Le PDG de Facebook, Mark Zuckerberg, a annoncé le 29 janvier que la plate-forme de médias sociaux donnerait la priorité aux nouvelles provenant de «sources locales» dans le Fil d’actualité affiché aux utilisateurs. Cette annonce est la troisième dans ce qui est un déploiement progressif de mises à jour annoncées par Facebook depuis le début de l’année visant à censurer les informations en ligne.

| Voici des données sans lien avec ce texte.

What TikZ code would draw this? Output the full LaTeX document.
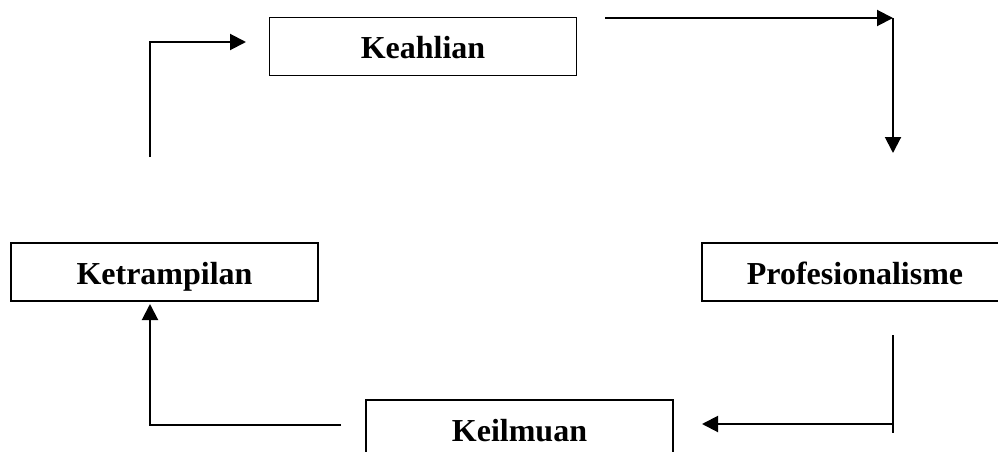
\documentclass[tikz,border=0pt]{standalone}
\usepackage{fontspec}
\setmainfont{Liberation Serif}
\usetikzlibrary{arrows.meta}
\begin{document}
\begin{tikzpicture}[x=1pt,y=-1pt,
  box/.style={draw=black,line width=1.4pt,inner sep=0pt,minimum width=307pt,minimum height=58pt,
    text height=24pt,text depth=0pt,
    font=\fontsize{32}{38}\selectfont\bfseries},
  conn/.style={line width=2pt,-{Triangle[length=16pt,width=16pt]}},
  plain/.style={line width=1.5pt}]
\useasboundingbox (0,0) rectangle (998,452);
\node[box] (keahlian) at (423,46.75) {Keahlian};
\node[box] (ketrampilan) at (164.5,272) {Ketrampilan};
\node[box,minimum width=306pt] (prof) at (855,272) {Profesionalisme};
\node[box] (keilmuan) at (519.5,429) {Keilmuan};
% connector coordinates
\coordinate (a1) at (605,18);
\coordinate (a2) at (893,18);
\coordinate (a3) at (893,153);
\coordinate (b1) at (893,335);
\coordinate (b2) at (893,433);
\coordinate (b3) at (893,424);
\coordinate (b4) at (702,424);
\coordinate (c1) at (341,425);
\coordinate (c2) at (150,425);
\coordinate (c3) at (150,304);
\coordinate (d1) at (150,157);
\coordinate (d2) at (150,42);
\coordinate (d3) at (246,42);
% Keahlian -> Profesionalisme
\draw[conn] (a1) -- (a2);
\draw[conn] (a2) -- (a3);
% Profesionalisme -> Keilmuan
\draw[plain] (b1) -- (b2);
\draw[conn] (b3) -- (b4);
% Keilmuan -> Ketrampilan
\draw[conn] (c1) -- (c2) -- (c3);
% Ketrampilan -> Keahlian
\draw[conn] (d1) -- (d2) -- (d3);
\end{tikzpicture}
\end{document}
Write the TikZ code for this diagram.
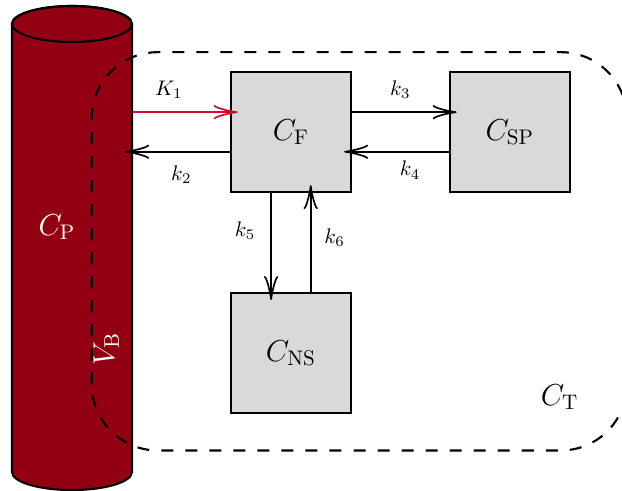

Le 12 janvier, Facebook a signalé que les informations et le contenu politique seraient dépriorisés, c’est-à-dire affichés moins souvent, afin de favoriser plutôt l’affichage de «moments personnels». Une semaine plus tard, Zuckerberg annonçait que la priorité serait donnée aux articles publiés par ce qu’il appelle des sources «dignes de confiance», c’est-à-dire des médias pro-establishment tels que le New York Times et le Wall Street Journal.

Dans son message affiché annonçant ce plus récent changement, Zuckerberg a fait peu d’efforts pour dissimuler ses motifs politiques. Cela permettra de «calmer les ardeurs autour des questions nationales les plus conflictuelles et de se concentrer plutôt sur des problèmes locaux concrets», écrit-il, afin que la population puisse «progresser tout ensemble».

Vraisemblablement, cela signifie plus d’informations sur les ventes de biscuits par les étudiants et les événements sportifs, et moins sur l’administration Trump, la crise mondiale du capitalisme et le danger croissant de guerre mondiale.

Zuckerberg regrette apparemment le grand progrès technologique qui a créé le «World Wide Web» et a permis aux gens de tous les continents de communiquer rapidement entre eux et sans que les censeurs du monde des affaires et du gouvernement contrôlent ce qu’ils disent. Il préfère faire l’autruche avec la tête fermement enfoncée dans le sable.

Son message est bourré de novlangue orwellienne pour décrire toutes les mesures de censure de Facebook. Priver les utilisateurs de Facebook de lire ce qui se passe en dehors de leur voisinage immédiat aidera à «construire la communauté – tant en ligne que hors ligne» et à s’assurer que Facebook «n’est pas seulement amusant, mais aussi bon pour votre bien-être et la société».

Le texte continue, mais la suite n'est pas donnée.